Proposed articles should be based on empirical studies, and provide
insights on how critical digital literacy is conceptualized, enacted
or needed in various contexts.
Topics of interest can include but are not limited to:
- how unequal access to resources shapes digital literacy practices
- how platform designs and algorithms index specific ideologies
- how digital technologies can construct and reproduce inequalities
and modes of exclusion
- how digital media contributes to the spread and amplification of
disinformation
- how learners enact digital literacies that contribute to social
justice and transformation
- how teachers enable the development of critical digital literacy.

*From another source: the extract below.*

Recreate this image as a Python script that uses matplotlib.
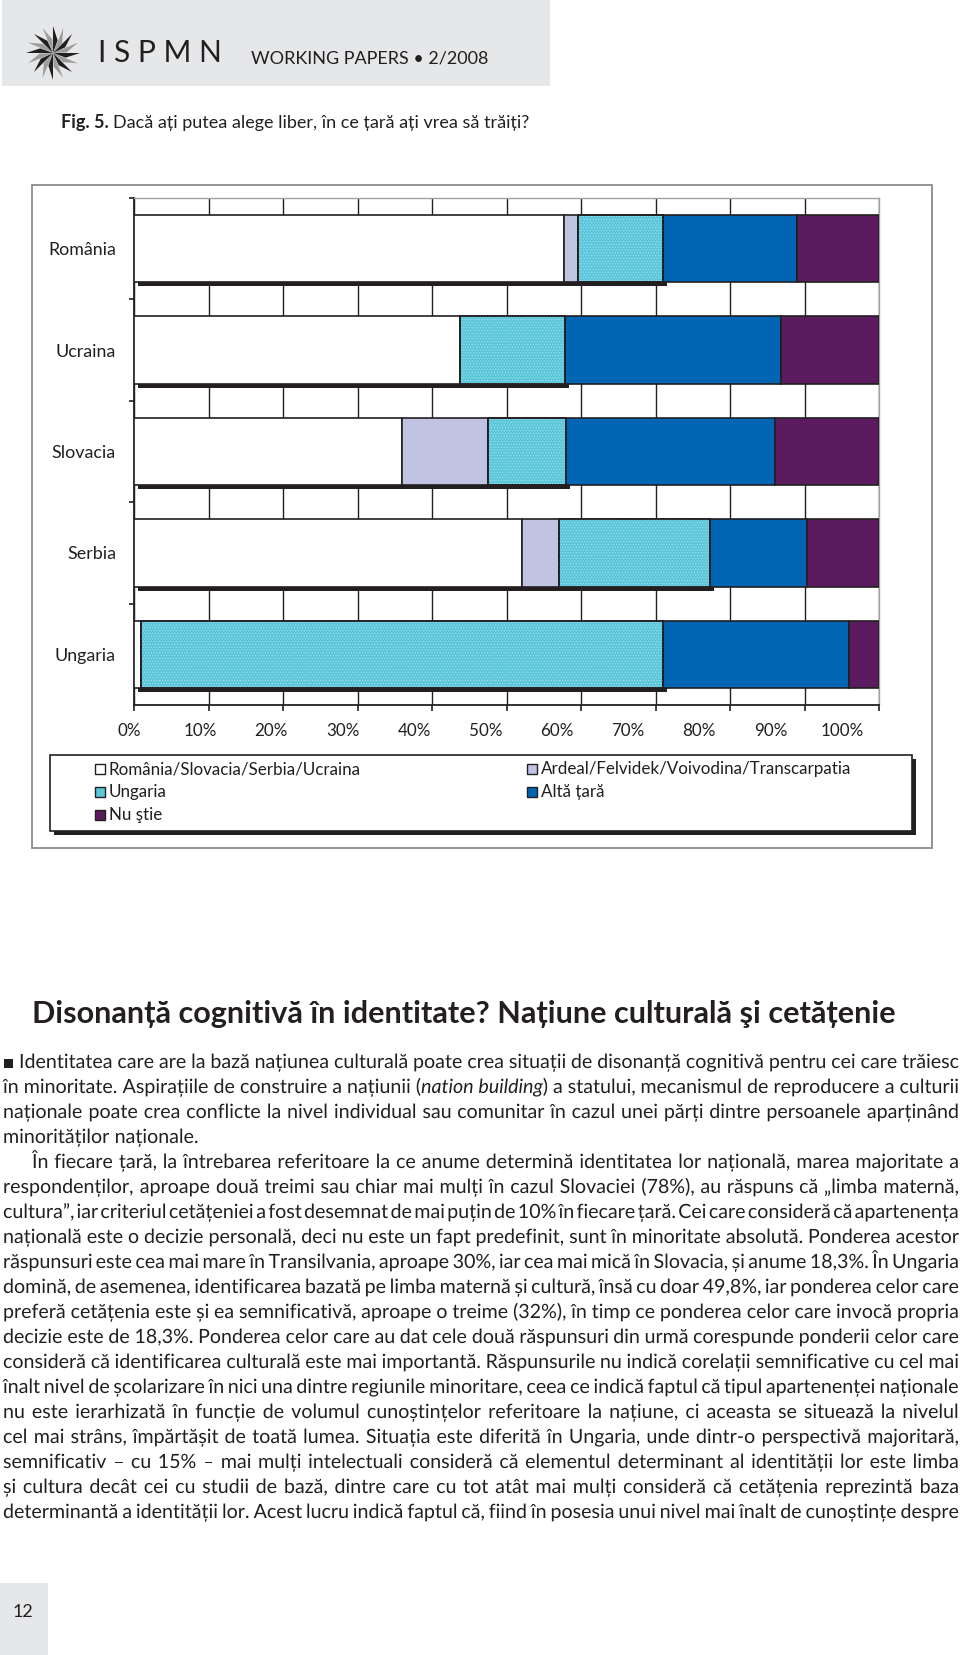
import numpy as np
import matplotlib
matplotlib.use('Agg')
import matplotlib.pyplot as plt
from matplotlib.patches import Rectangle, Polygon, PathPatch
from matplotlib.transforms import ScaledTranslation, blended_transform_factory, Affine2D
from matplotlib.textpath import TextPath
from matplotlib.font_manager import FontProperties

W, H = 960, 1655
DPI = 100
FAMILY = ['Lato', 'DejaVu Sans']
INK = '#231f20'

# date (procente)
countries = ['România', 'Ucraina', 'Slovacia', 'Serbia', 'Ungaria']
series_names = ['România/Slovacia/Serbia/Ucraina',
                'Ardeal/Felvidek/Voivodina/Transcarpatia',
                'Ungaria', 'Altă țară', 'Nu ştie']
home_country = [57.7, 43.8, 36.0, 52.1, 1.0]
home_region = [1.9, 0.0, 11.5, 4.9, 0.0]
hungary = [11.4, 14.0, 10.5, 20.3, 70.0]
other_country = [18.0, 29.0, 28.0, 13.1, 25.0]
dont_know = [11.0, 13.2, 14.0, 9.6, 4.0]
x_ticks = [0, 10, 20, 30, 40, 50, 60, 70, 80, 90, 100]
x_tick_labels = [f'{t}%' for t in x_ticks]
colors = ['#ffffff', '#c1c3e2', '#5cc6db', '#0066b3', '#5c1a5f']

caption_bold = 'Fig. 5.'
caption_text = 'Dacă ați putea alege liber, în ce țară ați vrea să trăiți?'
heading = 'Disonanță cognitivă în identitate? Națiune culturală şi cetățenie'
body_lines = [
    'Identitatea care are la bază națiunea culturală poate crea situații de disonanță cognitivă pentru cei care trăiesc',
    'în minoritate. Aspirațiile de construire a națiunii (*nation building*) a statului, mecanismul de reproducere a culturii',
    'naționale poate crea conflicte la nivel individual sau comunitar în cazul unei părți dintre persoanele aparținând',
    'minorităților naționale.',
    'În fiecare țară, la întrebarea referitoare la ce anume determină identitatea lor națională, marea majoritate a',
    'respondenților, aproape două treimi sau chiar mai mulți în cazul Slovaciei (78%), au răspuns că „limba maternă,',
    'cultura”, iar criteriul cetățeniei a fost desemnat de mai puțin de 10% în fiecare țară. Cei care consideră că apartenența',
    'națională este o decizie personală, deci nu este un fapt predefinit, sunt în minoritate absolută. Ponderea acestor',
    'răspunsuri este cea mai mare în Transilvania, aproape 30%, iar cea mai mică în Slovacia, și anume 18,3%. În Ungaria',
    'domină, de asemenea, identificarea bazată pe limba maternă și cultură, însă cu doar 49,8%, iar ponderea celor care',
    'preferă cetățenia este și ea semnificativă, aproape o treime (32%), în timp ce ponderea celor care invocă propria',
    'decizie este de 18,3%. Ponderea celor care au dat cele două răspunsuri din urmă corespunde ponderii celor care',
    'consideră că identificarea culturală este mai importantă. Răspunsurile nu indică corelații semnificative cu cel mai',
    'înalt nivel de școlarizare în nici una dintre regiunile minoritare, ceea ce indică faptul că tipul apartenenței naționale',
    'nu este ierarhizată în funcție de volumul cunoștințelor referitoare la națiune, ci aceasta se situează la nivelul',
    'cel mai strâns, împărtășit de toată lumea. Situația este diferită în Ungaria, unde dintr-o perspectivă majoritară,',
    'semnificativ – cu 15% – mai mulți intelectuali consideră că elementul determinant al identității lor este limba',
    'și cultura decât cei cu studii de bază, dintre care cu tot atât mai mulți consideră că cetățenia reprezintă baza',
    'determinantă a identității lor. Acest lucru indică faptul că, fiind în posesia unui nivel mai înalt de cunoștințe despre',
]
paragraph_ends = {3}
indented = {4}

fig = plt.figure(figsize=(W / DPI, H / DPI), dpi=DPI)
fig.patch.set_facecolor('white')
renderer = fig.canvas.get_renderer()
probe = fig.text(0, 0, '', family=FAMILY)
px_tr = Affine2D().scale(1 / W, 1 / H) + fig.transFigure


def fx(x):
    return x / W


def fy(y):
    return 1 - y / H


def measure(s, size, weight='normal', style='normal'):
    probe.set_text(s)
    probe.set_fontsize(size)
    probe.set_fontweight(weight)
    probe.set_fontstyle(style)
    return probe.get_window_extent(renderer).width


def fit_size(s, width, weight='normal', ref=20.0):
    return ref * width / measure(s, ref, weight)


def ptext(x, y, s, **kw):
    kw.setdefault('family', FAMILY)
    kw.setdefault('color', INK)
    return fig.text(fx(x), fy(y), s, **kw)


def path_word(x, baseline, s, size, style='normal'):
    # cuvant desenat ca contur, ca sa nu "sara" linia de baza
    prop = FontProperties(family=FAMILY, style=style)
    tp = TextPath((0, 0), s, size=size * DPI / 72, prop=prop)
    fig.add_artist(PathPatch(tp, transform=Affine2D().translate(x, H - baseline) + px_tr,
                             fc=INK, lw=0))


# antet
fig.add_artist(Rectangle((fx(2), fy(86)), fx(550) - fx(2), fy(0) - fy(86),
                         transform=fig.transFigure, color='#e6e7e9', lw=0))
cx, cy, R = 53, 53, 27
n_rays = 16
for i in range(n_rays):
    a = 2 * np.pi * i / n_rays
    pts = [(cx, cy),
           (cx + R * np.cos(a), cy + R * np.sin(a)),
           (cx + 0.5 * R * np.cos(a + 0.35), cy + 0.5 * R * np.sin(a + 0.35))]
    fig.add_artist(Polygon([(fx(px), fy(py)) for px, py in pts], closed=True,
                           transform=fig.transFigure, lw=0,
                           color=INK if i % 2 == 0 else '#9c9c9c'))
ptext(98, 62, 'I S P M N', fontsize=fit_size('I S P M N', 124),
      va='baseline')
ptext(251, 63, 'WORKING PAPERS • 2/2008',
      fontsize=fit_size('WORKING PAPERS • 2/2008', 237), va='baseline')

# titlul figurii
cap_size = fit_size(caption_bold + ' ' + caption_text, 469)
ptext(61, 128, caption_bold, fontsize=cap_size, fontweight='bold', va='baseline')
ptext(61 + measure(caption_bold + ' ', cap_size, 'bold'), 128, caption_text,
      fontsize=cap_size, va='baseline')

# cadrul graficului
fig.add_artist(Rectangle((fx(32), fy(848)), fx(932) - fx(32), fy(185) - fy(848),
                         transform=fig.transFigure, fill=False, ec='#8a8a8a', lw=1.3))

chart_size = fit_size(series_names[0], 252)

ax = fig.add_axes([fx(134), fy(705), fx(879) - fx(134), fy(198) - fy(705)])
y = np.arange(len(countries))
series = [home_country, home_region, hungary, other_country, dont_know]
bar_h = 0.666

shadow_w = np.array(home_country) + np.array(home_region) + np.array(hungary)
shift = ax.transData + ScaledTranslation(4 / DPI, -4 / DPI, fig.dpi_scale_trans)
ax.barh(y, shadow_w, height=bar_h, color=INK, lw=0, zorder=2.5, transform=shift)

left = np.zeros(len(countries))
for k, vals in enumerate(series):
    ax.barh(y, vals, left=left, height=bar_h, color=colors[k], edgecolor=INK,
            lw=1.2, zorder=3)
    if k == 2:
        plt.rcParams['hatch.linewidth'] = 0.5
        ax.barh(y, vals, left=left, height=bar_h, facecolor='none',
                edgecolor='#9fe0ec', hatch='......', lw=0, zorder=3.2)
        ax.barh(y, vals, left=left, height=bar_h, fill=False, edgecolor=INK,
                lw=1.2, zorder=3.4)
    left += np.array(vals)

ax.set_xlim(0, 100)
ax.set_ylim(4.5, -0.5)
ax.set_xticks(x_ticks)
ax.set_xticklabels([])
ax.set_yticks(y, countries)
ax.set_yticks(np.arange(-0.5, 4.0, 1.0), minor=True)
ax.xaxis.grid(True, color=INK, lw=1.0)
ax.set_axisbelow(True)
ax.tick_params(axis='x', length=4.5, width=1.2, color=INK)
ax.tick_params(axis='y', which='major', length=0, pad=13,
               labelsize=chart_size * 1.05, labelcolor=INK)
ax.tick_params(axis='y', which='minor', length=3.8, width=1.2, color=INK)
for lab in ax.get_yticklabels():
    lab.set_family(FAMILY)
# in original etichetele procentuale sunt usor comprimate fata de gradatii
lab_tr = blended_transform_factory(ax.transData, fig.transFigure)
for t, s in zip(x_ticks, x_tick_labels):
    ax.text(-0.7 + t * 0.957, fy(731), s, transform=lab_tr, ha='center',
            va='center', fontsize=chart_size, family=FAMILY, color=INK,
            clip_on=False)
for side in ['top', 'right']:
    ax.spines[side].set_color('#a0a0a0')
    ax.spines[side].set_linewidth(1.0)
for side in ['left', 'bottom']:
    ax.spines[side].set_color(INK)
    ax.spines[side].set_linewidth(1.3)

# legenda
fig.add_artist(Rectangle((fx(54), fy(835)), fx(916) - fx(54), fy(759) - fy(835),
                         transform=fig.transFigure, color=INK, lw=0))
fig.add_artist(Rectangle((fx(50), fy(831)), fx(912) - fx(50), fy(755) - fy(831),
                         transform=fig.transFigure, fc='white', ec=INK, lw=1.2))
leg_rows = [769, 792, 815]
leg_cols = [95, 527]
for k, name in enumerate(series_names):
    lx = leg_cols[k % 2]
    ly = leg_rows[k // 2]
    fig.add_artist(Rectangle((fx(lx), fy(ly + 5)), fx(10), fy(0) - fy(10),
                             transform=fig.transFigure, fc=colors[k], ec=INK, lw=1.0))
    ptext(lx + 14, ly, name, fontsize=chart_size, va='center')

# subtitlu
ptext(32, 1023, heading, fontsize=fit_size(heading, 863, 'bold'),
      fontweight='bold', va='baseline')


# text de corp, aliniat stanga-dreapta
def parse_words(line):
    words = []
    italic = False
    for w in line.split(' '):
        pieces = []
        for k, part in enumerate(w.split('*')):
            if k > 0:
                italic = not italic
            if part:
                pieces.append((part, 'italic' if italic else 'normal'))
        words.append(pieces)
    return words


def line_box(i):
    x0 = 3
    if i == 0:
        x0 = 19
    elif i in indented:
        x0 = 32
    return x0, 959


ref = 12.0
ref_space = measure('a a', ref) - measure('aa', ref)
parsed = [parse_words(line) for line in body_lines]
word_total = [sum(measure(p, ref, style=st) for w in words for p, st in w)
              for words in parsed]
natural = []
for i, words in enumerate(parsed):
    if i in paragraph_ends:
        continue
    x0, x1 = line_box(i)
    natural.append(ref * (x1 - x0) / (word_total[i] + (len(words) - 1) * ref_space))
body_size = float(np.median(natural))
min_gap = 1.8

base0, step = 1068, 25
for i, words in enumerate(parsed):
    x0, x1 = line_box(i)
    n = len(words)
    size = body_size
    total = word_total[i] * size / ref
    if i not in paragraph_ends and total + (n - 1) * min_gap > x1 - x0:
        size = ref * (x1 - x0 - (n - 1) * min_gap) / word_total[i]
    widths = [[measure(p, size, style=st) for p, st in w] for w in words]
    total = sum(sum(ws) for ws in widths)
    if i in paragraph_ends or n < 2:
        gap = ref_space * size / ref
    else:
        gap = (x1 - x0 - total) / (n - 1)
    bl = base0 + step * i
    x = x0
    for w, ws in zip(words, widths):
        for (p, st), pw in zip(w, ws):
            path_word(x, bl, p, size, st)
            x += pw
        x += gap

# buline patrata
fig.add_artist(Rectangle((fx(4), fy(base0)), fx(9), fy(0) - fy(9.5),
                         transform=fig.transFigure, color=INK, lw=0))

# numarul paginii
fig.add_artist(Rectangle((fx(0), fy(1655)), fx(48), fy(1583) - fy(1655),
                         transform=fig.transFigure, color='#e6e7e9', lw=0))
ptext(23, 1612, '12', fontsize=13, ha='center', va='center')

probe.remove()
fig.savefig('out.png', dpi=DPI)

Manuscript submission information:
To submit a proposal, prepare a 500-word abstract for a full-length
article. Email this abstract to cdl.system.si at gmail.com by including
it in your message rather than attaching it as a PDF. Please include
the following in this order:
- Title
- Name/s of the author/s, institutional affiliation/s
- Email of corresponding author
- Abstract
- 50-word bio of each author
The deadline for submission of proposals is September 30, 2024.
Announcement of shortlisted abstracts: October 15, 2024
Final deadline for submission of shortlisted articles: 30th January
2025
References:
Darvin, R. (2017). Language, ideology, and critical digital literacy.
(Invited contribution). In S. Thorne & S. May (eds.) Language,
Education and Technology, Encyclopedia of Language and Education, vol.
9, (pp.17-30). Switzerland: Springer.
Darvin, R. (2023). Sociotechnical structures, materialist semiotics,
and online language learning.
Language Learning & Technology, 27(2), 28-45.
Darvin, R., & Hafner, C. A. (2022). Digital literacies in TESOL:
Mapping out the terrain. TESOL Quarterly, 56(3), 865-882.
Jones, R. H. (2021). The text is reading you: Teaching language in the
age of the algorithm. Linguistics and Education, 62, 100750.
Jones, R. H., & Hafner, C. A. (2021). Understanding digital
literacies: A practical introduction, (2nd ed). Routledge.
Thorne, S.L., 2016. Cultures-of-use and morphologies of communicative
action. Language Learning and Technology, 20(2), 185–191.